I actually think rather than getting a different standard of treatment in the courts, celebrities are able to purchase the illusory construct the average defendant cannot "innocent until proven guilty." The average person--accused, arrested and charged by the state--would be hard pressed to field 12 people who could honestly set aside all their presuppositions about their guilt. In my experience, most people think if a person has been arrested or charged with an offense, they probably did it--the old where there's smoke there's fire. Since most people feel a sense of false familiarity with celebrities, they are more likely to see a famous defendant and think "Hmm, I'm not sure I think this guy would do that." And that is exactly what they are supposed to think. Setting race aside, the state-- in the Simpson, Bryant, and now Jackson case--put forth some flawed presentations. And the respective jurors were underwhelmed. For some unknown, I would hope juries are as stubbornly divorced of their presumptions of the accused innocence as they are with celebs.

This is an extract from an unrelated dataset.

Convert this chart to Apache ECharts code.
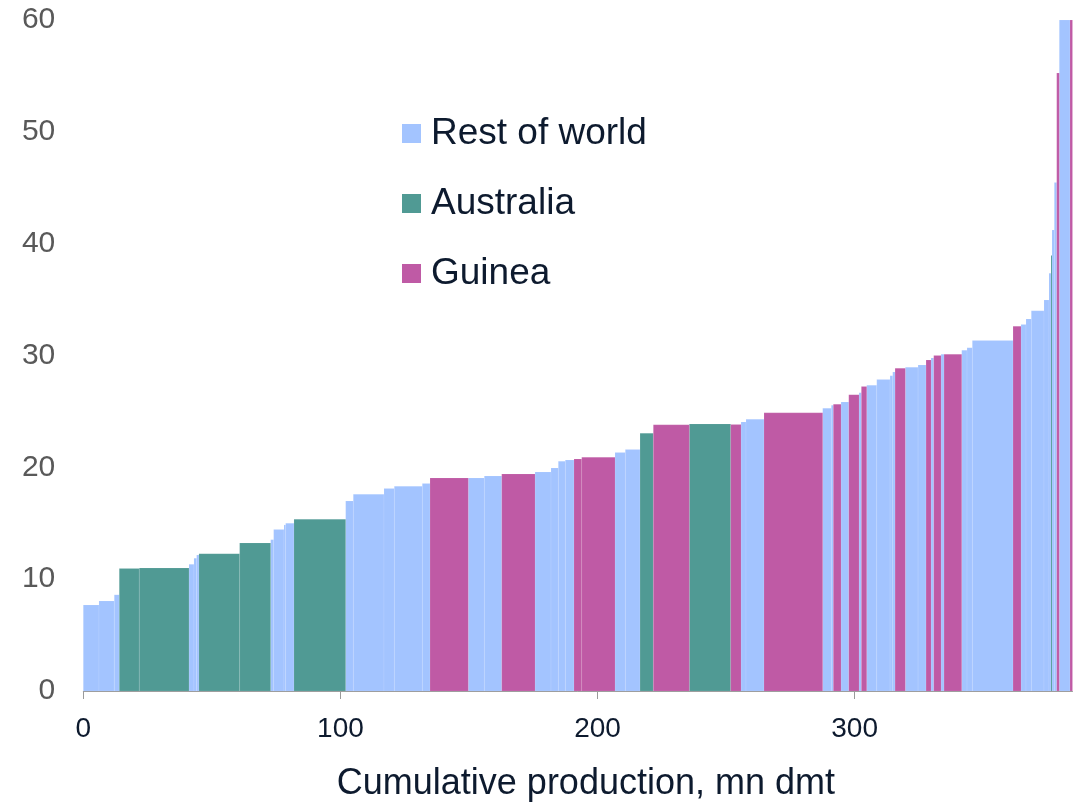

Do I think MJ is a sexual predator? I waffle. I think he's looney tunes and definitely has an unhealthy preoccupation with 'boyhood.' But my opinion is not evidence, is not grounds for conviction. Is it possible he's a manipulative deviant who has perfected the pursuit of his prey--isolating the least credible, least sympathetic victims ever? It is possible. My friend wondered why the state didn't have any experts testify about how predators choose their victims. That would have been helpful. No. The state paraded a bunch of famewhores to the stand-- the accuser's mother being the ringleader-- and said there, convict him. The jury-- who apparently has stated they don't believe MJ has never assaulted a child-- said sorry, not today.
So the story continues to unravel. It is clearly tragic. The headlines today: no more sleepovers. Well, it's about time. I hope someone of conscience has convinced this man to get some help. But cynically, in due time I think he'll be at it again.

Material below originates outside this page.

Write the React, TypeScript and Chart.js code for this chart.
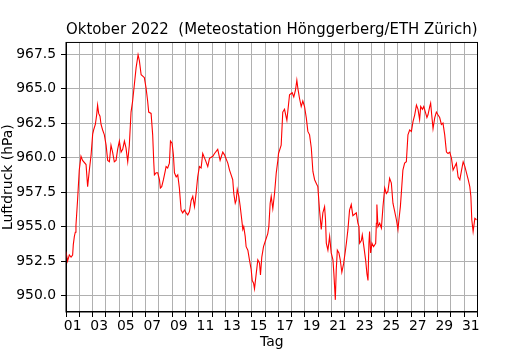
import React, { useEffect, useRef } from "react";
import { Chart, registerables } from "chart.js";

Chart.register(...registerables);

// Days since 1 Oct 2022 00:00 (fractional)
const tage: number[] = [
  0.0, 0.12, 0.25, 0.38, 0.5, 0.55, 0.63, 0.7, 0.75, 0.87, 1.0, 1.13, 1.25, 1.51, 1.63, 1.76, 1.89,
  2.01, 2.08, 2.21, 2.31, 2.38, 2.46, 2.56, 2.64, 2.76, 2.89, 3.02, 3.14, 3.27, 3.39, 3.51, 3.64,
  3.77, 3.89, 4.02, 4.15, 4.27, 4.4, 4.52, 4.65, 4.77, 4.9, 5.02, 5.15, 5.28, 5.43, 5.53, 5.66,
  5.78, 5.9, 6.03, 6.15, 6.23, 6.41, 6.53, 6.61, 6.66, 6.79, 6.91, 7.04, 7.11, 7.21, 7.34, 7.47,
  7.54, 7.66, 7.79, 7.87, 7.99, 8.09, 8.17, 8.3, 8.42, 8.54, 8.67, 8.79, 8.92, 9.05, 9.17, 9.3,
  9.43, 9.55, 9.68, 9.8, 9.92, 10.05, 10.18, 10.3, 10.51, 10.68, 10.81, 11.06, 11.19, 11.43,
  11.61, 11.81, 11.94, 12.19, 12.32, 12.44, 12.56, 12.64, 12.75, 12.82, 12.9, 13.02, 13.12,
  13.24, 13.32, 13.39, 13.5, 13.57, 13.7, 13.82, 13.95, 14.03, 14.13, 14.2, 14.33, 14.45, 14.58,
  14.65, 14.75, 14.88, 15.03, 15.2, 15.28, 15.38, 15.46, 15.58, 15.71, 15.84, 15.96, 16.01,
  16.21, 16.33, 16.46, 16.64, 16.84, 17.04, 17.16, 17.29, 17.39, 17.47, 17.59, 17.72, 17.84,
  17.97, 18.1, 18.22, 18.35, 18.48, 18.6, 18.73, 18.85, 18.97, 19.1, 19.23, 19.35, 19.48, 19.55,
  19.61, 19.73, 19.86, 19.98, 20.11, 20.18, 20.29, 20.36, 20.44, 20.56, 20.66, 20.78, 20.91,
  21.04, 21.12, 21.24, 21.36, 21.49, 21.61, 21.74, 21.87, 21.99, 22.07, 22.12, 22.25, 22.32,
  22.44, 22.57, 22.67, 22.75, 22.82, 22.87, 22.95, 23.05, 23.17, 23.33, 23.38, 23.42, 23.5,
  23.63, 23.76, 23.88, 24.01, 24.13, 24.25, 24.38, 24.51, 24.63, 24.76, 24.89, 25.01, 25.08,
  25.19, 25.26, 25.38, 25.51, 25.64, 25.76, 25.89, 26.02, 26.14, 26.27, 26.4, 26.52, 26.64,
  26.72, 26.85, 26.95, 27.1, 27.19, 27.27, 27.4, 27.47, 27.55, 27.65, 27.78, 27.9, 28.02, 28.15,
  28.28, 28.4, 28.53, 28.66, 28.78, 28.91, 29.04, 29.16, 29.29, 29.41, 29.54, 29.67, 29.8, 29.92,
  30.05, 30.17, 30.3, 30.42, 30.5, 30.57, 30.67, 30.8, 30.93,
];

// Luftdruck in hPa
const luftdruck: number[] = [
  953.2, 952.5, 952.95, 952.8, 952.95, 953.7, 954.3, 954.6, 955.1, 956.9, 959.1, 960.1, 959.8,
  959.5, 957.9, 959.1, 960.2, 961.7, 962.0, 962.4, 963.1, 963.8, 963.2, 963.0, 962.4, 962.0,
  961.65, 960.9, 959.8, 959.7, 960.9, 960.4, 959.7, 959.8, 960.6, 961.2, 960.4, 960.6, 961.2,
  960.7, 959.7, 960.9, 963.3, 964.1, 965.3, 966.5, 967.45, 967.0, 966.0, 965.9, 965.8, 965.05,
  964.1, 963.3, 963.2, 961.65, 959.7, 958.75, 958.9, 958.9, 958.4, 957.8, 957.9, 958.4, 959.0,
  959.35, 959.25, 959.6, 961.2, 961.05, 960.2, 958.9, 958.6, 958.75, 957.8, 956.2, 956.0, 956.2,
  956.0, 955.85, 956.1, 956.9, 957.2, 956.45, 957.4, 958.6, 959.35, 959.25, 960.3, 959.8,
  959.35, 959.95, 960.1, 960.3, 960.6, 959.8, 960.4, 960.2, 959.6, 959.1, 958.75, 958.4, 957.4,
  956.7, 956.9, 957.7, 957.2, 956.5, 955.5, 954.8, 955.0, 954.3, 953.55, 953.3, 952.6, 951.9,
  951.1, 950.9, 950.5, 951.6, 952.6, 952.35, 951.5, 952.8, 953.55, 954.0, 954.5, 955.0, 956.7,
  957.2, 956.3, 957.4, 958.9, 959.8, 960.3, 960.9, 963.3, 963.5, 962.7, 964.55, 964.7, 964.4,
  964.9, 965.6, 965.0, 964.3, 963.7, 964.1, 963.7, 962.9, 961.9, 961.65, 960.7, 959.0, 958.4,
  958.15, 957.9, 956.2, 954.8, 956.0, 956.45, 955.5, 953.8, 953.3, 954.3, 953.1, 952.6, 951.6,
  949.7, 951.9, 953.3, 953.1, 952.6, 951.7, 952.3, 953.2, 953.8, 954.8, 956.2, 956.6, 955.8,
  955.9, 956.0, 955.25, 955.0, 953.8, 954.0, 954.4, 953.55, 952.6, 951.6, 951.1, 953.8, 954.65,
  953.1, 953.8, 953.55, 953.8, 955.25, 956.6, 955.0, 955.25, 954.9, 956.45, 957.8, 957.4,
  957.55, 958.5, 958.15, 956.7, 956.1, 955.5, 954.8, 955.5, 956.45, 957.4, 959.1, 959.6, 959.7,
  961.65, 962.0, 961.9, 962.6, 963.1, 963.8, 963.5, 962.75, 963.7, 963.5, 963.7, 963.2, 962.9,
  963.1, 963.7, 963.95, 963.1, 962.1, 962.9, 963.3, 963.1, 962.9, 962.4, 962.5, 961.65, 960.4,
  960.3, 960.4, 959.95, 959.1, 959.35, 959.6, 958.6, 958.4, 959.1, 959.7, 959.35, 958.9, 958.4,
  957.9, 957.2, 955.5, 954.65, 955.6, 955.5,
];

const yTicks: number[] = [950.0, 952.5, 955.0, 957.5, 960.0, 962.5, 965.0, 967.5];
const dayBoundaries: number[] = Array.from({ length: 32 }, (_, i) => i);
const xLabelPositions: number[] = [0.5, 2.5, 4.5, 6.5, 8.5, 10.5, 12.5, 14.5, 16.5, 18.5, 20.5, 22.5, 24.5, 26.5, 28.5, 30.5];
const xTickLabels: string[] = ["01", "03", "05", "07", "09", "11", "13", "15", "17", "19", "21", "23", "25", "27", "29", "31"];

const FONT = "'DejaVu Sans', sans-serif";

const framePlugin = {
  id: "frame",
  afterDraw(chart: any) {
    const { ctx, chartArea } = chart;
    const { left, top, right, bottom } = chartArea;
    ctx.save();
    ctx.strokeStyle = "#000";
    ctx.lineWidth = 1;
    ctx.strokeRect(left, top, right - left, bottom - top);
    ctx.restore();
  },
};

export default function App() {
  const ref = useRef<HTMLCanvasElement | null>(null);

  useEffect(() => {
    if (!ref.current) return;
    const points = tage.map((t, i) => ({ x: t, y: luftdruck[i] }));
    const chart = new Chart(ref.current, {
      type: "line",
      data: {
        datasets: [
          {
            data: points,
            borderColor: "#ff0000",
            borderWidth: 1.1,
            pointRadius: 0,
            tension: 0,
            fill: false,
          },
        ],
      },
      options: {
        animation: false,
        responsive: false,
        devicePixelRatio: 1,
        parsing: false,
        layout: { padding: { left: 0, right: 52.5, top: 0, bottom: 0 } },
        plugins: {
          legend: { display: false },
          tooltip: { enabled: false },
          title: {
            display: true,
            fullSize: false,
            text: "Oktober 2022  (Meteostation Hönggerberg/ETH Zürich)",
            color: "#000",
            font: { family: FONT, size: 15.3, weight: "normal" as any, lineHeight: 1.2 },
            padding: { top: 20.5, bottom: 3.6 },
          },
        },
        scales: {
          x: {
            type: "linear",
            min: 0,
            max: 31,
            afterBuildTicks: (axis: any) => {
              const vals = [...dayBoundaries, ...xLabelPositions].sort((a, b) => a - b);
              axis.ticks = vals.map((v) => ({ value: v }));
            },
            afterFit: (s: any) => {
              s.height = 38;
            },
            ticks: {
              autoSkip: false,
              maxRotation: 0,
              minRotation: 0,
              padding: 1,
              color: "#000",
              font: { family: FONT, size: 13.9 },
              callback: (value: any) => {
                const idx = xLabelPositions.findIndex((p) => Math.abs(p - Number(value)) < 1e-6);
                return idx >= 0 ? xTickLabels[idx] : "";
              },
            },
            grid: {
              color: (c: any) => (c.tick && Number.isInteger(c.tick.value) ? "#b0b0b0" : "rgba(0,0,0,0)"),
              tickColor: (c: any) => (c.tick && Number.isInteger(c.tick.value) ? "#000" : "rgba(0,0,0,0)"),
              lineWidth: 1,
              tickLength: 5,
              drawTicks: true,
            },
            border: { display: true, color: "#000", width: 1 },
            title: {
              display: true,
              text: "Tag",
              color: "#000",
              font: { family: FONT, size: 13.9 },
              padding: { top: 0, bottom: -1 },
            },
          },
          y: {
            type: "linear",
            min: 948.82,
            max: 968.34,
            afterBuildTicks: (axis: any) => {
              axis.ticks = yTicks.map((v) => ({ value: v }));
            },
            afterFit: (s: any) => {
              s.width = 66;
            },
            ticks: {
              padding: 5,
              color: "#000",
              font: { family: FONT, size: 13.9 },
              callback: (value: any) => Number(value).toFixed(1),
            },
            grid: {
              color: "#b0b0b0",
              tickColor: "#000",
              lineWidth: 1,
              tickLength: 5,
            },
            border: { display: true, color: "#000", width: 1 },
            title: {
              display: true,
              text: "Luftdruck (hPa)",
              color: "#000",
              font: { family: FONT, size: 13.9 },
              padding: { top: 0, bottom: 0 },
            },
          },
        },
      },
      plugins: [framePlugin],
    });
    return () => chart.destroy();
  }, []);

  return (
    <div style={{ position: "absolute", left: 0, top: 0, width: 530, height: 350, background: "#fff" }}>
      <canvas ref={ref} width={530} height={350} style={{ width: 530, height: 350 }} />
    </div>
  );
}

Additionally, despite the press' ostensible standard of objectivity-- I actually heard Bryan Williams go on NBC forever about what a freak MJ was. I mean, that's hardly journalistic. That's opinion. We don't even pretend that we don't give people a fair shake. They are guilty even if acquitted. I won't even bother with Nancy Grace--I think she has some sort of psychological problem.
I would never ever allow MJ to watch my kids. But I wouldn't let any grown male stranger do that. I also believe that I have no right to judge a person that I only know from tv and pop culture. Maybe he's weird--that's not a crime. Maybe he is a sexual predator. Maybe is not grounds for my condemnation. Twelve people were selected to make a decision, They did. I think the reasonwhy these spectacles are so interesting, especially related to race, is that the reveal that we never suspend our prejudices and presuppositions...until perhaps we asked under oath to do so.
This case is closed.

1 comment:

AnnaC said...

Well...case closed? For Michael Jackson, this particular legal case is finished, but he has to deal with the public relations nightmare he faces. Surely neither he or is pr folks believe that one statement about renouncing inviting young boys into his bed will mend all the fences.

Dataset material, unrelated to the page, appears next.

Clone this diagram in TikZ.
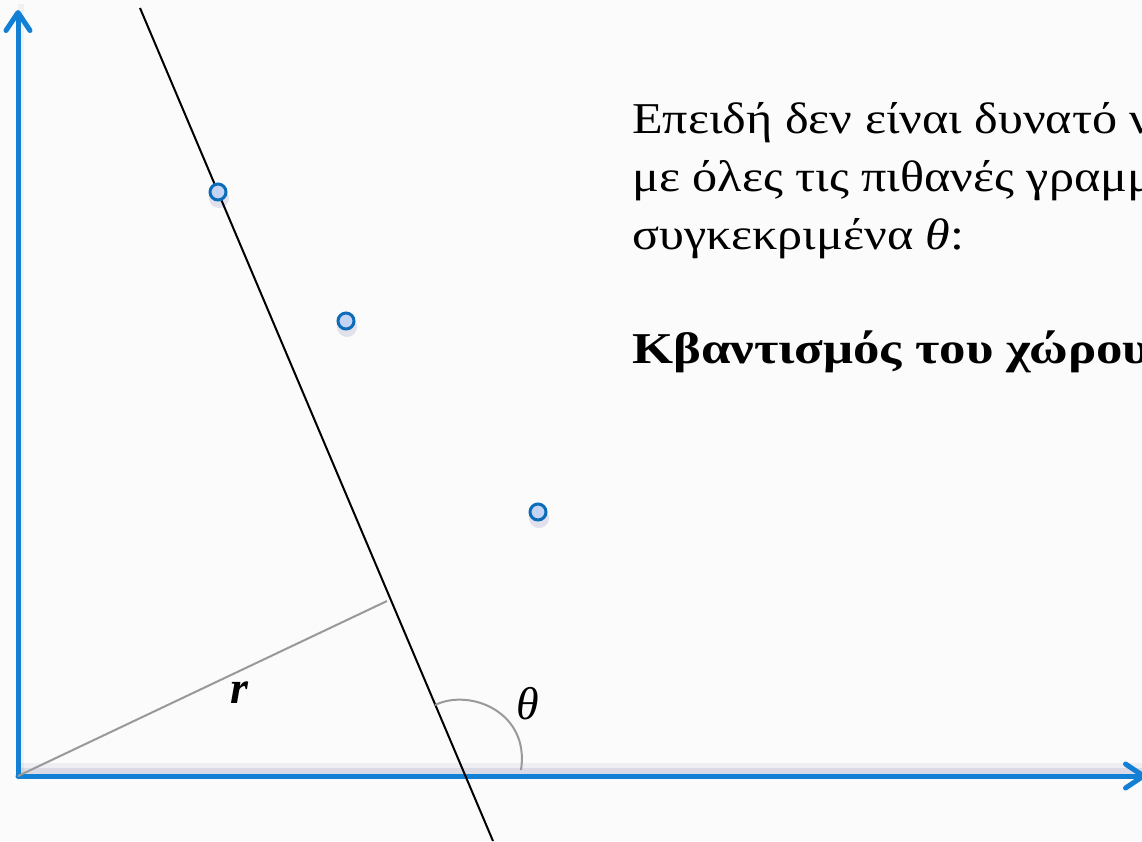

For his victims and those of other molesters, this case is definitely not closed. In fact it is open wide... quickly filling with shame and vulnerability. When those who have been abused are put on trial, when their claims are not believed, when their families openly prostitute them out... these people are victimized again. Taking control, becoming a survivor should start with the public accusation. Unfortunately for this young man and any others who did not come forward, his willingess to put himself on the line has become another source of abuse.
I am not sure how this could have turned out differently... but I abhor the "news" coverage of the trial...all of it...pre, post and during. It further demeaned victims of sexual abuse.